Building on his assertion that the promises of God are sure, Peter transitions from his talk regarding Noah and the Flood to speaking about the Lord’s return. It is a natural transition and one that the Lord Himself used when speaking of His imminent return:

“For as in the days that were before the flood they were eating and drinking, marrying and giving in marriage, until the day that [Noah] entered into the ark” (Matthew 24:38).

The point that Peter is making by drawing these two events together is clear. Since the Flood is true, so must be the Lord’s return. Because either God’s Word is as sure as God Himself, or none of it is true.

The parallels between the two events are unmistakable.

Noah told his people of an unprecedented event: a flood. Whether his people had ever seen or experienced local flooding, is unclear but Noah was certain – because God had told him – that a flood that would cover the earth was imminent. We, like Peter, also speak of an unprecedented event: The Lord’s return which includes something called the “rapture” where the Lord will call all of His saints home to Heaven before He sets foot on earth to bring about its final judgment. It sounds incredible in the true sense of that word, but like Noah, we know it to be true because God has said so in His Word.

Noah made unprecedented preparations for this thing called the Flood. He built an ark, a floating vessel larger than anything anyone had ever seen. I say “floating vessel” because the ark was not built to sail. It was built to float. So, to onlookers not only was this a huge undertaking, it looked hugely impractical. The ark was a gigantic, unpowered cargo vessel. Who builds a vessel of that size that doesn’t even sail? Someone who knows that a global flood is coming and is intent on surviving. We are preparing for the Rapture, the next event on God’s prophetic calendar. We are telling others to be prepared for this day and promoting an event that outside of Scripture sounds impossible. Why prepare for an event that sounds so improbable? Because God says it will happen.

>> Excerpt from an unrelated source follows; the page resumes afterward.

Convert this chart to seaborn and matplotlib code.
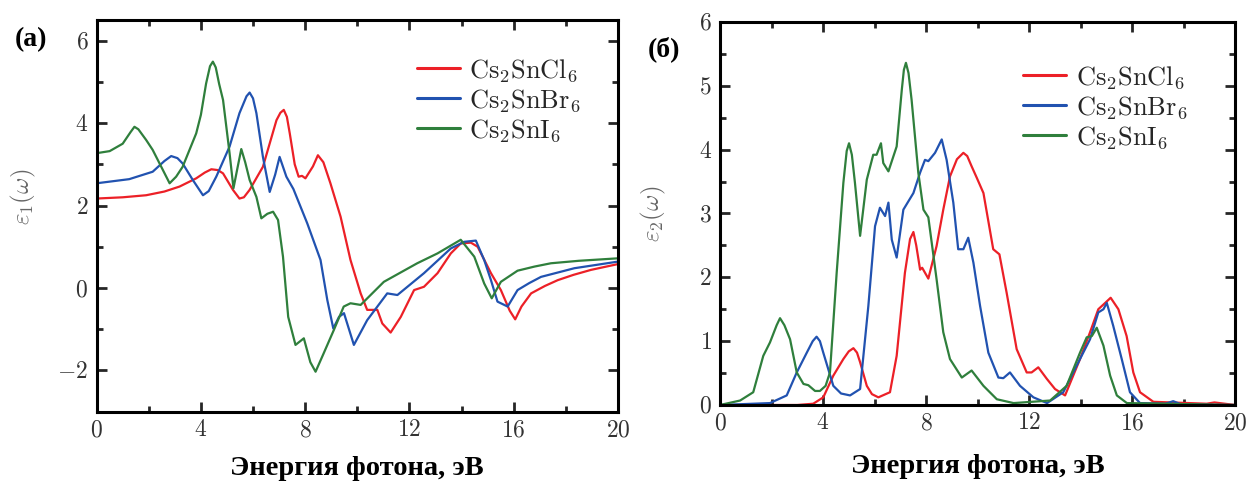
import numpy as np
import pandas as pd
import matplotlib
matplotlib.use("Agg")
import matplotlib.pyplot as plt
from matplotlib.ticker import MultipleLocator, FuncFormatter
from matplotlib.lines import Line2D
import seaborn as sns

# ---- real part eps1(E) ----
cl_e1_x = [0.0, 1.0, 1.9, 2.6, 3.18, 3.82, 4.15, 4.4, 4.65, 4.85, 5.23, 5.48, 5.65, 5.87, 6.38, 6.9, 7.05, 7.18,
           7.3, 7.41, 7.6, 7.75, 7.88, 8.01, 8.3, 8.49, 8.7, 8.97, 9.36, 9.74, 10.13, 10.38, 10.77, 10.96, 11.28,
           11.67, 12.18, 12.56, 13.08, 13.59, 13.97, 14.36, 14.62, 15.13, 15.51, 15.85, 16.06, 16.3, 16.67,
           17.2, 17.69, 18.3, 18.97, 20.0]
cl_e1_y = [2.17, 2.2, 2.25, 2.34, 2.46, 2.66, 2.8, 2.88, 2.86, 2.78, 2.38, 2.17, 2.2, 2.38, 2.94, 4.07, 4.25, 4.32,
           4.15, 3.75, 3.0, 2.70, 2.72, 2.66, 2.95, 3.22, 3.05, 2.54, 1.73, 0.68, -0.13, -0.53, -0.53, -0.86, -1.08,
           -0.70, -0.05, 0.03, 0.36, 0.84, 1.08, 1.10, 1.0, 0.36, -0.05, -0.55, -0.76, -0.45, -0.13,
           0.05, 0.19, 0.32, 0.44, 0.58]

br_e1_x = [0.0, 1.25, 2.15, 2.6, 2.86, 3.1, 3.3, 3.69, 4.08, 4.3, 4.59, 5.1, 5.48, 5.75, 5.87, 6.0, 6.13, 6.38,
           6.64, 6.85, 7.02, 7.28, 7.55, 8.08, 8.59, 8.85, 9.08, 9.3, 9.49, 9.87, 10.38, 11.15, 11.54, 12.56,
           13.59, 14.1, 14.55, 14.87, 15.13, 15.38, 15.77, 16.15, 16.6, 17.05, 18.33, 20.0]
br_e1_y = [2.54, 2.64, 2.82, 3.08, 3.2, 3.15, 3.02, 2.62, 2.25, 2.35, 2.70, 3.43, 4.24, 4.65, 4.74, 4.6, 4.24, 3.18,
           2.33, 2.75, 3.18, 2.70, 2.40, 1.57, 0.68, -0.29, -0.98, -0.7, -0.61, -1.38, -0.78, -0.13, -0.17, 0.36,
           0.96, 1.12, 1.15, 0.68, 0.19, -0.33, -0.45, -0.05, 0.12, 0.27, 0.48, 0.64]

i_e1_x = [0.0, 0.5, 1.0, 1.3, 1.45, 1.6, 1.9, 2.15, 2.8, 3.05, 3.3, 3.82, 4.0, 4.2, 4.35, 4.46, 4.57, 4.7, 4.85,
          5.1, 5.25, 5.4, 5.55, 5.7, 5.87, 6.13, 6.32, 6.55, 6.77, 6.96, 7.15, 7.35, 7.63, 7.95, 8.2, 8.4, 8.7,
          9.1, 9.48, 9.74, 10.13, 11.02, 12.3, 13.08, 13.97, 14.49, 14.87, 15.16, 15.51, 16.15, 16.8, 17.43,
          18.5, 20.0]
i_e1_y = [3.27, 3.32, 3.5, 3.78, 3.91, 3.85, 3.59, 3.35, 2.54, 2.7, 2.94, 3.75, 4.2, 4.96, 5.38, 5.49, 5.35, 4.95,
          4.56, 3.27, 2.42, 2.9, 3.37, 3.05, 2.62, 2.21, 1.69, 1.8, 1.85, 1.65, 0.76, -0.70, -1.38, -1.22, -1.8,
          -2.03, -1.6, -1.02, -0.45, -0.37, -0.41, 0.15, 0.60, 0.84, 1.17, 0.76, 0.11, -0.25, 0.15, 0.42, 0.52,
          0.60, 0.66, 0.72]

# ---- imaginary part eps2(E) ----
cl_e2_x = [0.0, 3.0, 3.62, 4.01, 4.4, 4.79, 5.0, 5.18, 5.32, 5.44, 5.7, 5.9, 6.15, 6.6, 6.86, 7.18, 7.38, 7.51,
           7.62, 7.77, 7.85, 8.09, 8.41, 8.67, 8.93, 9.2, 9.45, 9.6, 9.77, 9.97, 10.23, 10.61, 10.85, 11.13, 11.52,
           11.91, 12.1, 12.36, 12.69, 13.01, 13.4, 13.98, 14.37, 14.69, 14.96, 15.17, 15.47, 15.79, 16.05, 16.31,
           16.83, 18.9, 19.2, 20.0]
cl_e2_y = [0.0, 0.0, 0.02, 0.12, 0.46, 0.72, 0.84, 0.89, 0.82, 0.67, 0.30, 0.17, 0.12, 0.20, 0.77, 2.07, 2.6, 2.71,
           2.5, 2.12, 2.15, 1.98, 2.49, 3.06, 3.58, 3.85, 3.95, 3.9, 3.74, 3.56, 3.32, 2.44, 2.36, 1.76, 0.875,
           0.51, 0.51, 0.59, 0.41, 0.25, 0.15, 0.72, 1.14, 1.5, 1.6, 1.68, 1.5, 1.08, 0.51, 0.2,
           0.05, 0.02, 0.04, 0.0]

br_e2_x = [0.0, 1.94, 2.59, 2.98, 3.37, 3.6, 3.75, 3.88, 4.01, 4.4, 4.7, 5.05, 5.44, 5.76, 6.02, 6.21, 6.41, 6.54,
           6.67, 6.86, 7.12, 7.51, 7.77, 7.96, 8.09, 8.35, 8.61, 8.8, 9.06, 9.25, 9.45, 9.64, 9.84, 10.1, 10.42,
           10.81, 11.0, 11.26, 11.65, 12.17, 12.7, 13.33, 13.98, 14.37, 14.69, 14.89, 15.02, 15.27, 15.6, 15.92,
           16.31, 17.3, 17.6, 17.9, 20.0]
br_e2_y = [0.0, 0.03, 0.15, 0.51, 0.82, 1.0, 1.07, 1.0, 0.82, 0.30, 0.18, 0.15, 0.25, 1.55, 2.80, 3.09, 2.96, 3.17,
           2.59, 2.31, 3.06, 3.32, 3.64, 3.84, 3.82, 3.95, 4.16, 3.84, 3.17, 2.44, 2.44, 2.62, 2.23, 1.55, 0.82,
           0.43, 0.42, 0.51, 0.30, 0.12, 0.03, 0.20, 0.72, 1.03, 1.45, 1.5, 1.60, 1.24, 0.72, 0.20,
           0.03, 0.02, 0.06, 0.01, 0.0]

i_e2_x = [0.0, 0.78, 1.29, 1.68, 1.94, 2.2, 2.33, 2.5, 2.72, 2.98, 3.24, 3.43, 3.69, 3.88, 4.1, 4.27, 4.53, 4.79,
          4.92, 5.01, 5.12, 5.24, 5.44, 5.70, 5.95, 6.08, 6.25, 6.34, 6.54, 6.86, 7.06, 7.14, 7.22, 7.32, 7.44,
          7.70, 7.9, 8.09, 8.41, 8.67, 8.93, 9.39, 9.77, 10.23, 10.75, 11.4, 12.82, 13.46, 13.98, 14.24, 14.44,
          14.63, 14.89, 15.15, 15.41, 15.8, 20.0]
i_e2_y = [0.0, 0.07, 0.20, 0.77, 0.98, 1.25, 1.36, 1.25, 1.03, 0.51, 0.33, 0.31, 0.22, 0.22, 0.3, 0.51, 2.07, 3.48,
          3.98, 4.1, 3.92, 3.48, 2.65, 3.53, 3.92, 3.92, 4.1, 3.79, 3.66, 4.05, 4.94, 5.25, 5.36, 5.2, 4.78,
          3.64, 3.06, 2.94, 1.97, 1.14, 0.72, 0.43, 0.54, 0.30, 0.09, 0.03, 0.07, 0.30, 0.82, 1.06, 1.08,
          1.21, 0.93, 0.46, 0.15, 0.03, 0.0]

compounds = [r"$\mathrm{Cs_2SnCl_6}$", r"$\mathrm{Cs_2SnBr_6}$", r"$\mathrm{Cs_2SnI_6}$"]
colors = ["#ec2027", "#2152b0", "#2f7f3c"]
xlabel = "Энергия фотона, эВ"


def long_frame(series):
    rows = []
    for name, (xs, ys) in zip(compounds, series):
        rows.append(pd.DataFrame({"E": xs, "eps": ys, "compound": name}))
    return pd.concat(rows, ignore_index=True)


df1 = long_frame([(cl_e1_x, cl_e1_y), (br_e1_x, br_e1_y), (i_e1_x, i_e1_y)])
df2 = long_frame([(cl_e2_x, cl_e2_y), (br_e2_x, br_e2_y), (i_e2_x, i_e2_y)])

sns.set_style("ticks")
plt.rcParams["mathtext.fontset"] = "cm"
plt.rcParams["font.family"] = ["Liberation Serif", "DejaVu Serif"]

fig = plt.figure(figsize=(12.47, 4.83), dpi=100)
ax1 = fig.add_axes([0.0775, 0.1476, 0.418, 0.811])
ax2 = fig.add_axes([0.5774, 0.1615, 0.413, 0.793])

palette = dict(zip(compounds, colors))
tickfmt = FuncFormatter(lambda v, p: f"${v:g}$")

panels = [
    (ax1, df1, (-3, 6.5), 2, 1, r"$\varepsilon_1(\omega)$", "(a)", (0.614, 0.905), (-0.126, 0.95),
     (-0.112, 0.55), -0.112),
    (ax2, df2, (0, 6), 1, 0.5, r"$\varepsilon_2(\omega)$", "(б)", (0.588, 0.89), (-0.109, 0.93),
     (-0.101, 0.50), -0.128),
]

for ax, df, ylim, ymaj, ymin, ylab, tag, leg_xy, tagpos, ylabpos, xlab_y in panels:
    sns.lineplot(data=df, x="E", y="eps", hue="compound", palette=palette, sort=False,
                 estimator=None, linewidth=1.6, ax=ax, legend=False)
    ax.set_xlim(0, 20)
    ax.set_ylim(*ylim)
    ax.xaxis.set_major_locator(MultipleLocator(4))
    ax.xaxis.set_minor_locator(MultipleLocator(2))
    ax.yaxis.set_major_locator(MultipleLocator(ymaj))
    ax.yaxis.set_minor_locator(MultipleLocator(ymin))
    ax.xaxis.set_major_formatter(tickfmt)
    ax.yaxis.set_major_formatter(tickfmt)
    ax.tick_params(which="both", direction="in", top=True, right=True, width=2.0, labelsize=17,
                   labelcolor="#333333", pad=6)
    ax.tick_params(which="major", length=7)
    ax.tick_params(which="minor", length=4.5)
    for s in ax.spines.values():
        s.set_linewidth(2.2)
        s.set_color("black")
    ax.set_xlabel(xlabel, fontsize=20.5, fontweight="bold", color="black")
    ax.xaxis.set_label_coords(0.5, xlab_y)
    ax.set_ylabel(ylab, fontsize=18, color="#666666")
    ax.yaxis.set_label_coords(*ylabpos)
    ax.text(*tagpos, tag, transform=ax.transAxes, fontsize=20, fontweight="bold", color="black",
            ha="center", va="center")
    handles = [Line2D([], [], color=c, lw=2.2) for c in colors]
    ax.legend(handles, compounds, loc="upper left", bbox_to_anchor=leg_xy, frameon=False, fontsize=19,
              handlelength=1.65, handletextpad=0.35, labelspacing=0.12, borderpad=0, borderaxespad=0)

fig.savefig("out.png", dpi=100)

The Flood was a sudden event. Yes, there was ample warning leading up to it, but when judgement day came, it was like an explosion. Peter reiterates the Lord’s warning when he tells us “the day of the Lord will come as a thief in the night” (2 Peter 3:10a). Yes, there is plenty of warning, but when it comes, it will catch everyone by surprise, which is why we must always be prepared and give the message of the gospel with a strong sense of urgency.

The one huge difference that Peter notes between the Flood and the Lord’s return is in the manner and extent of judgment. The Flood destroyed the earth with water and wiped out all land creatures with specific focus on man. When the Lord returns the second time, He will destroy the earth with fire. Its heat will be so intense that it will destroy down to the elemental level:

“…the heavens being on fire shall be dissolved, and the elements shall melt with fervent heat (2 Peter 3:12b).

This second global judgment will leave nothing untouched. All will be destroyed. This is because this current world will be so corrupt that God will choose to start over:

“Nevertheless we, according to His promise, look for new heavens and a new earth, wherein dwelleth righteousness” (2 Peter 3:13). 

Peter’s strongest exhortation is to believers: “Seeing then all these things shall be dissolved, what manner of persons ought ye to be in all holy conversation and godliness” (2 Peter 3:11)? This call to holiness and godliness is not just because we as believers need to have worshipful lives in response to a holy God, but also so that our lives are in contrast to a lost and dying world. They need to see that this message we preach and this God we trust makes a real difference.